-- Begin Task data --
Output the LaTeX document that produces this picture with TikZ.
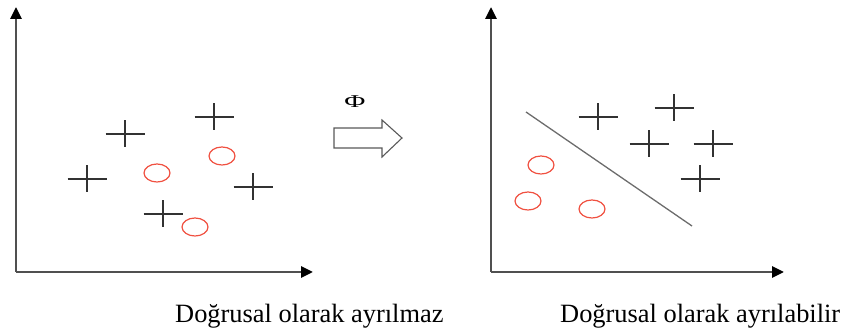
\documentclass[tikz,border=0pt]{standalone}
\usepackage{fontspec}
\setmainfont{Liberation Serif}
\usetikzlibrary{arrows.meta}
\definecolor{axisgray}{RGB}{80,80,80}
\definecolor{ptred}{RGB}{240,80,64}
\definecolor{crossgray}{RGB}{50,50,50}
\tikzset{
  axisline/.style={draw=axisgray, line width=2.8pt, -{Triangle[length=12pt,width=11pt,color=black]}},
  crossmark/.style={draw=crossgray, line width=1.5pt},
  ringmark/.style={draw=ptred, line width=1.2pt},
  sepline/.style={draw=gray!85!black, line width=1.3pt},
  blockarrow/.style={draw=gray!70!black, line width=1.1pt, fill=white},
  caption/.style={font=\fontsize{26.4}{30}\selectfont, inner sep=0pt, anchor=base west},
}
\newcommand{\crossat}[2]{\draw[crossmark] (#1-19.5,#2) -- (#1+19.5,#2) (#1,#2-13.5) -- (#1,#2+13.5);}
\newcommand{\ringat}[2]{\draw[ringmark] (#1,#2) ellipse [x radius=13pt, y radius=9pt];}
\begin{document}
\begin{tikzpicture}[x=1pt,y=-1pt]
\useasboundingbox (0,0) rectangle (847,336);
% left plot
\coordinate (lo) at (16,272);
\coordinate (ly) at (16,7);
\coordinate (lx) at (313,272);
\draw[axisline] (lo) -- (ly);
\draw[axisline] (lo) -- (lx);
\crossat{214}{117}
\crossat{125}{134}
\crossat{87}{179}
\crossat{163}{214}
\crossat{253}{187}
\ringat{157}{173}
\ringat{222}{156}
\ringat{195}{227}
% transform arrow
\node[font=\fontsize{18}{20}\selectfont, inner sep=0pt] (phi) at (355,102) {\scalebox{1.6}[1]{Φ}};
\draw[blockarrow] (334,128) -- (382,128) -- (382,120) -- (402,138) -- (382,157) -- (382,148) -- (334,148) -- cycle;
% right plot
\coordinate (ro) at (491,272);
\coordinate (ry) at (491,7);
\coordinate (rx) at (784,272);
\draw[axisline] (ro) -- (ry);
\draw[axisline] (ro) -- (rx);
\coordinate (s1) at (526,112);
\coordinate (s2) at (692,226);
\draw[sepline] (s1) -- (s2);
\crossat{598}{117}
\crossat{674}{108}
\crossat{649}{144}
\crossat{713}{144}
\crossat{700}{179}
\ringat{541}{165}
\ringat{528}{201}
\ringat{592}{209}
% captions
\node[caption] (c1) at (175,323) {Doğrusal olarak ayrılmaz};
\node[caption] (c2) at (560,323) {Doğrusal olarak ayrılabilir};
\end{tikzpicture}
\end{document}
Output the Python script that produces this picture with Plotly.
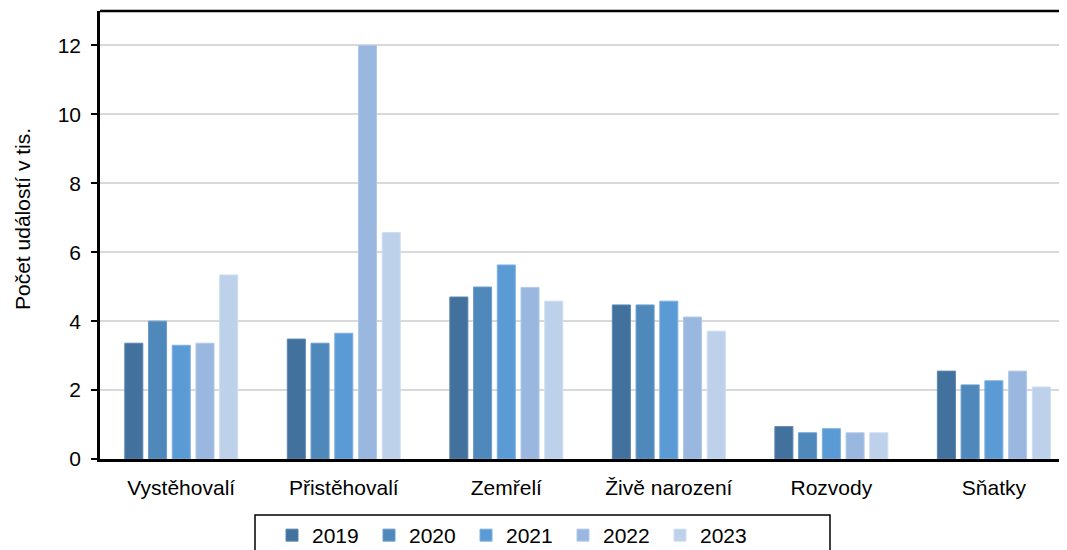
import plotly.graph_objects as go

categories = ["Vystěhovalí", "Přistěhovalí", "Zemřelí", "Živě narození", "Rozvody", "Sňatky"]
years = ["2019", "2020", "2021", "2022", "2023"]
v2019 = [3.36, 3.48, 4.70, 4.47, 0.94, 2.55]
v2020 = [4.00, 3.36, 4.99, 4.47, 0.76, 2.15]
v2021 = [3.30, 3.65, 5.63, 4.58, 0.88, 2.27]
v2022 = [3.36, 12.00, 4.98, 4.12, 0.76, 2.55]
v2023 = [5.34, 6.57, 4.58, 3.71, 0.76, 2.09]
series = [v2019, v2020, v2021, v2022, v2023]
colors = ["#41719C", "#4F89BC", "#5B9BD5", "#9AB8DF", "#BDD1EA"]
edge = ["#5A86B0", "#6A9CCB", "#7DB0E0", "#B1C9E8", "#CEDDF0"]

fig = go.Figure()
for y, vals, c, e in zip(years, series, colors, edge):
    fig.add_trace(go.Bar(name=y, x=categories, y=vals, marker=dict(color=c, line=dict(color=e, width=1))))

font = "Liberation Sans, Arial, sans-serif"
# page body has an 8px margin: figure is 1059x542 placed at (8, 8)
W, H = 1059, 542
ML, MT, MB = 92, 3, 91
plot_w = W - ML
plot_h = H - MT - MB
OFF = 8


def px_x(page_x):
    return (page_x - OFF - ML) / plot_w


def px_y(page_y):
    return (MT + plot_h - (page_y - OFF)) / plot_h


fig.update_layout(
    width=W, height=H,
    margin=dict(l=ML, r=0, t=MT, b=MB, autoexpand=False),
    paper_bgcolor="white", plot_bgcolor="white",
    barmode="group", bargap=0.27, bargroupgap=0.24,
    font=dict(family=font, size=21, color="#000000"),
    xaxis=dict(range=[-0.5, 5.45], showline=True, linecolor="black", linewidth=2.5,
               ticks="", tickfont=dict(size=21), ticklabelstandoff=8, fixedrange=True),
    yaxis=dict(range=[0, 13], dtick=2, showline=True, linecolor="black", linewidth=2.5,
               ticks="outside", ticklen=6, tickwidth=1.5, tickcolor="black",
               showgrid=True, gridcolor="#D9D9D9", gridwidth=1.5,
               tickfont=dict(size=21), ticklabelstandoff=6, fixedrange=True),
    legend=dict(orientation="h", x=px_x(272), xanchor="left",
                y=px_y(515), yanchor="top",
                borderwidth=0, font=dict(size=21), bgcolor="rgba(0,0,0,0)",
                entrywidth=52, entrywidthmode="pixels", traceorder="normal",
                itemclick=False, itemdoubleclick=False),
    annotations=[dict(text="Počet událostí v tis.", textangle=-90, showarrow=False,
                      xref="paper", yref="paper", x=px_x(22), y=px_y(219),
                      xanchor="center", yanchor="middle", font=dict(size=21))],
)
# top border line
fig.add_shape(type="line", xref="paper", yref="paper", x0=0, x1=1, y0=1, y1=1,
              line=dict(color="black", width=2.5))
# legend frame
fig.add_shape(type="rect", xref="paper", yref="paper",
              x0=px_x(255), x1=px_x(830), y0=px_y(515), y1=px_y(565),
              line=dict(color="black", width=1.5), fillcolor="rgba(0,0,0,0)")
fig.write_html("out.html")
-- End Task data --
-- Begin Task data --
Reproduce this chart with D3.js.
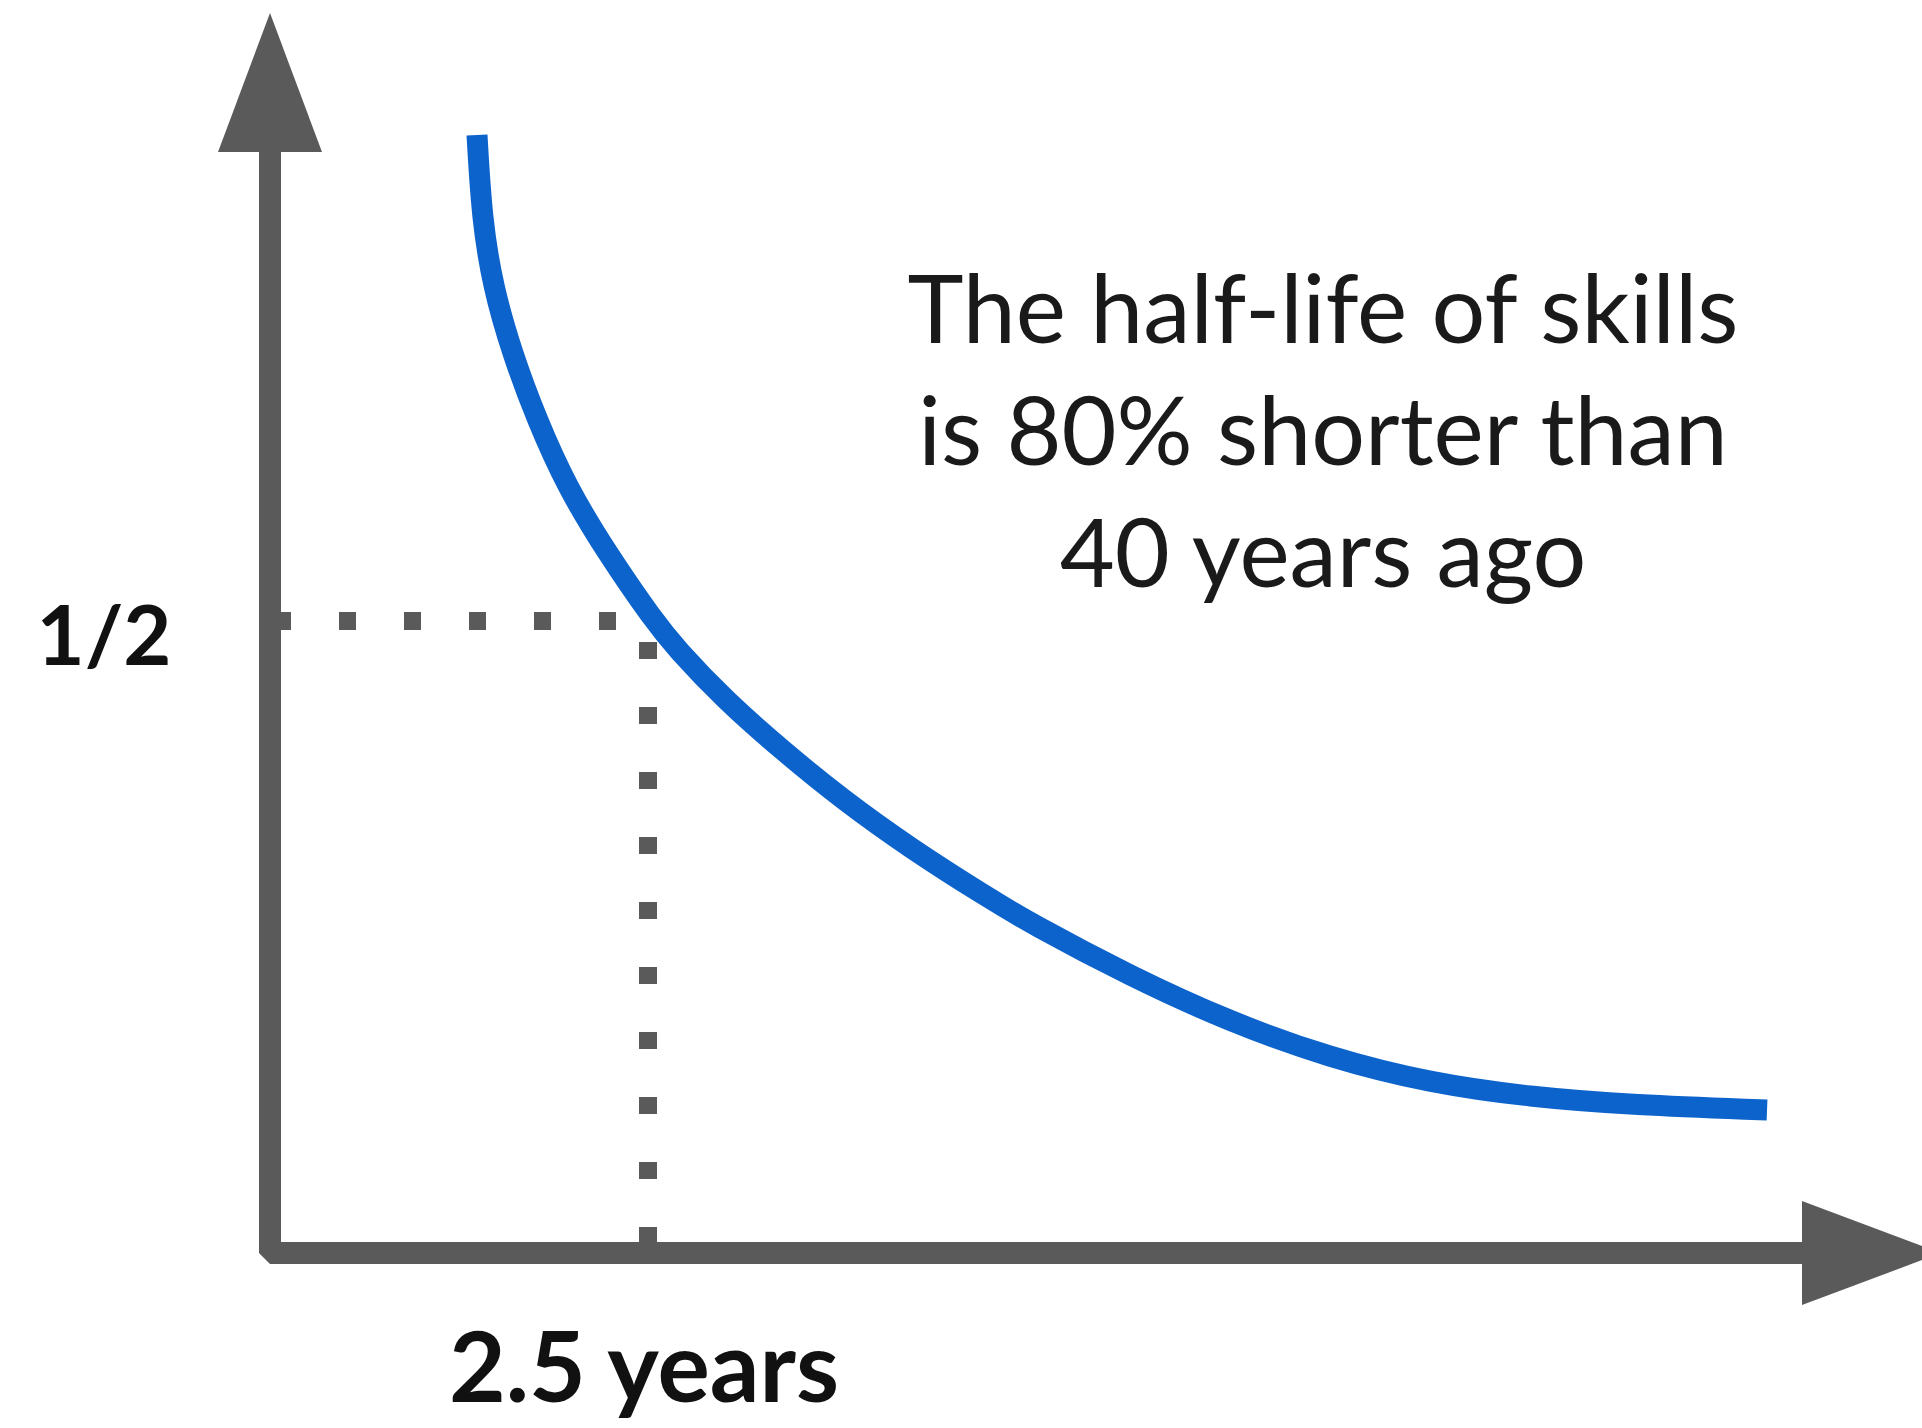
-- End Task data --
*Given exercise:* Exactly as they appear, write out the lines from the one containing "Output the Python" down to the one containing "return (page_x - OFF - ML) / plot_w", both included. Pictures are left out.

*Response:*
Output the Python script that produces this picture with Plotly.
import plotly.graph_objects as go

categories = ["Vystěhovalí", "Přistěhovalí", "Zemřelí", "Živě narození", "Rozvody", "Sňatky"]
years = ["2019", "2020", "2021", "2022", "2023"]
v2019 = [3.36, 3.48, 4.70, 4.47, 0.94, 2.55]
v2020 = [4.00, 3.36, 4.99, 4.47, 0.76, 2.15]
v2021 = [3.30, 3.65, 5.63, 4.58, 0.88, 2.27]
v2022 = [3.36, 12.00, 4.98, 4.12, 0.76, 2.55]
v2023 = [5.34, 6.57, 4.58, 3.71, 0.76, 2.09]
series = [v2019, v2020, v2021, v2022, v2023]
colors = ["#41719C", "#4F89BC", "#5B9BD5", "#9AB8DF", "#BDD1EA"]
edge = ["#5A86B0", "#6A9CCB", "#7DB0E0", "#B1C9E8", "#CEDDF0"]

fig = go.Figure()
for y, vals, c, e in zip(years, series, colors, edge):
    fig.add_trace(go.Bar(name=y, x=categories, y=vals, marker=dict(color=c, line=dict(color=e, width=1))))

font = "Liberation Sans, Arial, sans-serif"
# page body has an 8px margin: figure is 1059x542 placed at (8, 8)
W, H = 1059, 542
ML, MT, MB = 92, 3, 91
plot_w = W - ML
plot_h = H - MT - MB
OFF = 8


def px_x(page_x):
    return (page_x - OFF - ML) / plot_w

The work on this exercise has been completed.